Chantal Rouge










GALERIE RIVOLTA, Lausanne

Die Weltwoche, Zürich, décembre 1975

Traduction de l'article de Anne Cuneo

Grosse responsabilité que de jeter un oeil sur les activités culturelles en Suisse romande. En tous cas, cela prend du temps. Il s'agit d'attaquer le puzzle par un bout; aussi me suis-je déterminée à commencer par l'exposition qui m'a le plus remuée ces dernières semaines.

Chantal Rouge est âgée de 28 ans. Elle expose pour la première fois (à la Galerie Rivolta à Lausanne); elle présente une soixantaine de mine de plomb qui démontrent une maîtrise de la technique, de la forme et de l'espace.

Celui qui visite l'exposition sera saisi par la surprenante puissance narrative qui surgit de l'ensemble des images, un message issu d'une irrépressible volonté libertaire.

Les dessins de Chantal Rouge ne nous conduisent pas dans un espace imaginaire. Pas davantage que dans un monde d'images somptueuses ou extraordinaires mais dans la pathétique proximité d'une humanité au quotidien : les quatre murs lisses d'une existence triste et dénaturée.

Des individus - ni hommes ni femmes, hommes et femmes ne forment qu'un - se meuvent dans cet espace en quête d'issue.

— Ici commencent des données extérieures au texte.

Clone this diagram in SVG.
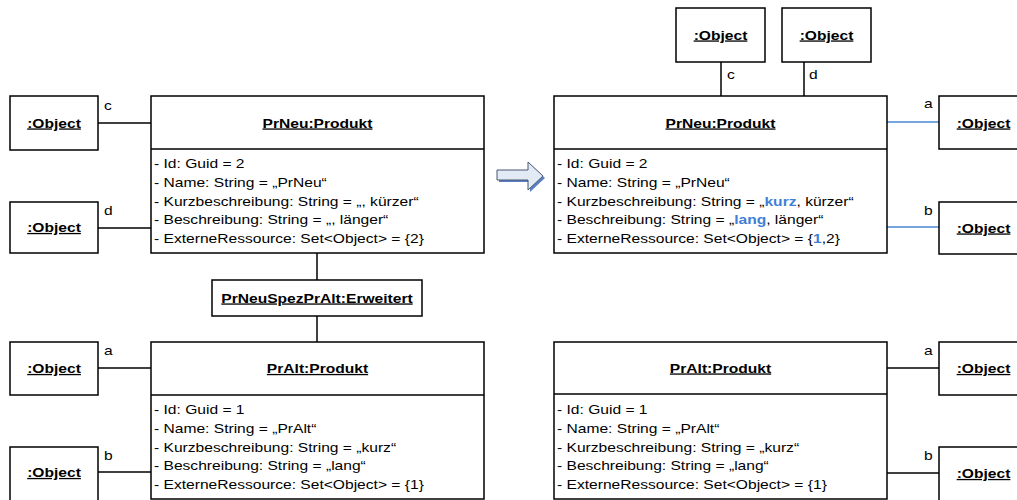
<svg xmlns="http://www.w3.org/2000/svg" width="1017" height="500" viewBox="0 0 1017 500">
<style>
.t { font-family: "Liberation Sans", Arial, sans-serif; font-size: 13px; fill: #000; }
.h { font-weight: bold; text-decoration: underline; text-anchor: middle; }
.hl { font-weight: bold; fill: #3f7fd6; }
.box { fill: #fff; stroke: #000; stroke-width: 1.5; }
.ln { stroke: #000; stroke-width: 1.5; fill: none; }
.bl { stroke: #4a86d0; stroke-width: 1.5; fill: none; }
</style>
<rect width="1017" height="500" fill="#fff"/>

<g id="connectors">
  <line class="ln" x1="98" y1="123" x2="151" y2="123"/>
  <line class="ln" x1="98" y1="228" x2="151" y2="228"/>
  <line class="ln" x1="317" y1="253" x2="317" y2="280"/>
  <line class="ln" x1="317" y1="316" x2="317" y2="342"/>
  <line class="ln" x1="98" y1="368" x2="151" y2="368"/>
  <line class="ln" x1="98" y1="472" x2="151" y2="472"/>
  <line class="ln" x1="721" y1="62" x2="721" y2="96"/>
  <line class="ln" x1="804" y1="62" x2="804" y2="96"/>
  <line class="bl" x1="887" y1="122" x2="939" y2="122"/>
  <line class="bl" x1="887" y1="227" x2="939" y2="227"/>
  <line class="ln" x1="887" y1="368" x2="939" y2="368"/>
  <line class="ln" x1="887" y1="473" x2="939" y2="473"/>
  <text class="t" transform="translate(104,110) scale(1.2,1)">c</text>
  <text class="t" transform="translate(104,215) scale(1.2,1)">d</text>
  <text class="t" transform="translate(104,355) scale(1.2,1)">a</text>
  <text class="t" transform="translate(104,460) scale(1.2,1)">b</text>
  <text class="t" transform="translate(727,79) scale(1.2,1)">c</text>
  <text class="t" transform="translate(809,79) scale(1.2,1)">d</text>
  <text class="t" transform="translate(924,108) scale(1.2,1)">a</text>
  <text class="t" transform="translate(924,215) scale(1.2,1)">b</text>
  <text class="t" transform="translate(924,355) scale(1.2,1)">a</text>
  <text class="t" transform="translate(924,460) scale(1.2,1)">b</text>
</g>

<g id="arrow">
  <polygon points="499,172 530,172 530,164 545,178 530,192 530,182 499,182" fill="#5b7fc0"/>
  <polygon points="497,170 528,170 528,162 543,176 528,190 528,180 497,180" fill="#e2eaf6" stroke="#4a5670" stroke-width="1"/>
</g>

<g id="obj-c-left">
  <rect class="box" x="10" y="96" width="88" height="54"/>
  <text class="t h" transform="translate(54,127.5) scale(1.2,1)">:Object</text>
</g>
<g id="obj-d-left">
  <rect class="box" x="10" y="202" width="88" height="51"/>
  <text class="t h" transform="translate(54,232) scale(1.2,1)">:Object</text>
</g>
<g id="obj-a-left">
  <rect class="box" x="10" y="342" width="88" height="53"/>
  <text class="t h" transform="translate(54,373) scale(1.2,1)">:Object</text>
</g>
<g id="obj-b-left">
  <rect class="box" x="10" y="447" width="88" height="54"/>
  <text class="t h" transform="translate(54,477) scale(1.2,1)">:Object</text>
</g>

<g id="prneu-left">
  <rect class="box" x="151" y="96" width="333" height="157"/>
  <line class="ln" x1="151" y1="149" x2="484" y2="149"/>
  <text class="t h" transform="translate(317.5,127.5) scale(1.2,1)">PrNeu:Produkt</text>
  <text class="t" transform="translate(154,168) scale(1.2,1)">- Id: Guid = 2</text>
  <text class="t" transform="translate(154,186.8) scale(1.2,1)">- Name: String = „PrNeu“</text>
  <text class="t" transform="translate(154,205.6) scale(1.2,1)">- Kurzbeschreibung: String = „, kürzer“</text>
  <text class="t" transform="translate(154,224.4) scale(1.2,1)">- Beschreibung: String = „, länger“</text>
  <text class="t" transform="translate(154,243.2) scale(1.2,1)">- ExterneRessource: Set&lt;Object&gt; = {2}</text>
</g>

<g id="erweitert">
  <rect class="box" x="212" y="280" width="210" height="36"/>
  <text class="t h" transform="translate(317,302.5) scale(1.2,1)">PrNeuSpezPrAlt:Erweitert</text>
</g>

<g id="pralt-left">
  <rect class="box" x="151" y="342" width="333" height="157"/>
  <line class="ln" x1="151" y1="395" x2="484" y2="395"/>
  <text class="t h" transform="translate(317.5,373) scale(1.2,1)">PrAlt:Produkt</text>
  <text class="t" transform="translate(154,414) scale(1.2,1)">- Id: Guid = 1</text>
  <text class="t" transform="translate(154,432.8) scale(1.2,1)">- Name: String = „PrAlt“</text>
  <text class="t" transform="translate(154,451.6) scale(1.2,1)">- Kurzbeschreibung: String = „kurz“</text>
  <text class="t" transform="translate(154,470.4) scale(1.2,1)">- Beschreibung: String = „lang“</text>
  <text class="t" transform="translate(154,489.2) scale(1.2,1)">- ExterneRessource: Set&lt;Object&gt; = {1}</text>
</g>

<g id="obj-c-top">
  <rect class="box" x="676" y="8" width="89" height="54"/>
  <text class="t h" transform="translate(720.5,39.5) scale(1.2,1)">:Object</text>
</g>
<g id="obj-d-top">
  <rect class="box" x="782" y="8" width="89" height="54"/>
  <text class="t h" transform="translate(826.5,39.5) scale(1.2,1)">:Object</text>
</g>

<g id="prneu-right">
  <rect class="box" x="554" y="96" width="333" height="157"/>
  <line class="ln" x1="554" y1="149" x2="887" y2="149"/>
  <text class="t h" transform="translate(720.5,127.5) scale(1.2,1)">PrNeu:Produkt</text>
  <text class="t" transform="translate(557,168) scale(1.2,1)">- Id: Guid = 2</text>
  <text class="t" transform="translate(557,186.8) scale(1.2,1)">- Name: String = „PrNeu“</text>
  <text class="t" transform="translate(557,205.6) scale(1.2,1)">- Kurzbeschreibung: String = „<tspan class="hl">kurz</tspan>, kürzer“</text>
  <text class="t" transform="translate(557,224.4) scale(1.2,1)">- Beschreibung: String = „<tspan class="hl">lang</tspan>, länger“</text>
  <text class="t" transform="translate(557,243.2) scale(1.2,1)">- ExterneRessource: Set&lt;Object&gt; = {<tspan class="hl">1</tspan>,2}</text>
</g>

<g id="obj-a-right-top">
  <rect class="box" x="939" y="96" width="90" height="53"/>
  <text class="t h" transform="translate(983.5,127.5) scale(1.2,1)">:Object</text>
</g>
<g id="obj-b-right-top">
  <rect class="box" x="939" y="202" width="90" height="52"/>
  <text class="t h" transform="translate(983.5,232.5) scale(1.2,1)">:Object</text>
</g>

<g id="pralt-right">
  <rect class="box" x="554" y="342" width="333" height="157"/>
  <line class="ln" x1="554" y1="394" x2="887" y2="394"/>
  <text class="t h" transform="translate(720.5,372.5) scale(1.2,1)">PrAlt:Produkt</text>
  <text class="t" transform="translate(557,414) scale(1.2,1)">- Id: Guid = 1</text>
  <text class="t" transform="translate(557,432.8) scale(1.2,1)">- Name: String = „PrAlt“</text>
  <text class="t" transform="translate(557,451.6) scale(1.2,1)">- Kurzbeschreibung: String = „kurz“</text>
  <text class="t" transform="translate(557,470.4) scale(1.2,1)">- Beschreibung: String = „lang“</text>
  <text class="t" transform="translate(557,489.2) scale(1.2,1)">- ExterneRessource: Set&lt;Object&gt; = {1}</text>
</g>

<g id="obj-a-right-bottom">
  <rect class="box" x="939" y="342" width="90" height="53"/>
  <text class="t h" transform="translate(983.5,373) scale(1.2,1)">:Object</text>
</g>
<g id="obj-b-right-bottom">
  <rect class="box" x="939" y="447" width="90" height="54"/>
  <text class="t h" transform="translate(983.5,478) scale(1.2,1)">:Object</text>
</g>
</svg>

Les visages effrayés trahissent la conscience de la situation : prisonniers d'un état qu'ils n'ont pas choisi.

Commence alors une longue démarche à la recherche de la "rupture" (titre de la première série de dessins). Dans un paysage lunaire dont les falaises ont forme humaine, un homme (une femme) prend la mesure de cette paroi est tente de la remuer. La PAROI CEDE. Sous le regard de ses compagnons, il commence à s'extraire. Son corps s'enfonce dans le mur. Le mur s'écarte mais il se referme avant de livrer passage. Il se rouvre et le processus reprend. Quelques centimètres, un bras, une jambe, l'épaule, stop. Manifestement, les parois broient la poitrine de l'individu qui demeure imperturbable. Le voici enfin dehors. Derrière lui, un autre tente de suivre son exemple, à sa manière.

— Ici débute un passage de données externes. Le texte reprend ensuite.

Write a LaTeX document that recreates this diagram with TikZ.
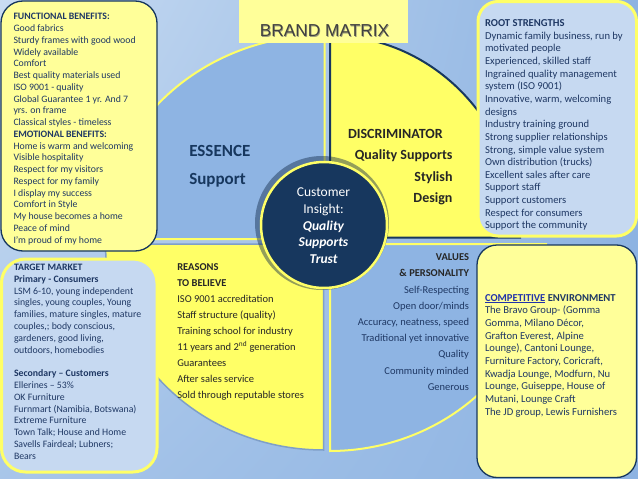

Mais à l'extérieur, un autre monde menace. A l'intérieur, c'était certes étroit, mais on y était manifestement en sécurité. Maintenant qu'il est à l'extérieur, il est à la merci d'un mauvais coup, exposé à tous les dangers. Surtout - il en prend subitement conscience - il est certes sorti de l'immobilité, de l'indifférence mais il n'est pas au bout de ses peines. Tout son corps est de pierre. Il se retrouve prisonnier d'un bloc de granit. Maintenant qu'il a vaincu la peur commence le combat de titans : se former, se déconstruire, quitter la dureté du marbre.

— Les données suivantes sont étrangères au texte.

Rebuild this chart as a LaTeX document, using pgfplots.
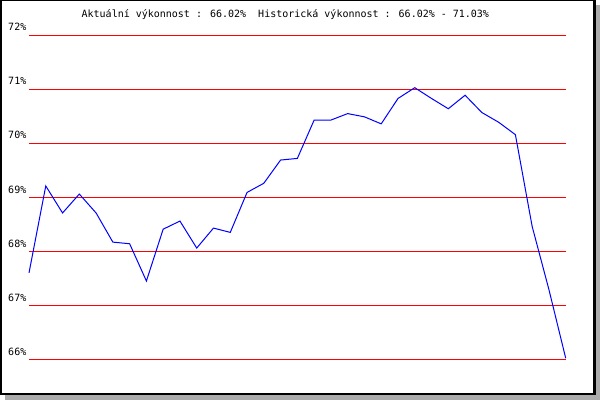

Chantal Rouge n'offre pas de solution idyllique, ne donne aucune vision de l'homme enfin libéré. Elle reflète le rude combat mais - lorsqu'on a fait le tour de l'exposition - l'issue en demeure incertaine.

Du côté des points de "non-retour" (titre d'une autre série), des visages (de vrais visages) se meuvent dans l'espace et nagent sans doute dans l'erreur vers l'avenir. Mais à la place du cerveau, ils traînent derrière eux la pierre dont ils sont issus et qu'un jour ils devront bien abandonner. Des hommes (des vrais dûment sexués, cette fois) et des femmes (des vraies) se trouvent enfin. Mais davantage que leurs esprits - Chantal Rouge montre que les têtes sont vides, ce sont les corps qui se rencontrent. Le long combat continue. Dans l'instant, ce sont les seules relations humaines possibles, celles de la peur, de la soumission. Mais la gaité des visages en errance de la dernière image appelée "Focale", nous autorise l'espoir d'une lente sortie du tunnel de granit.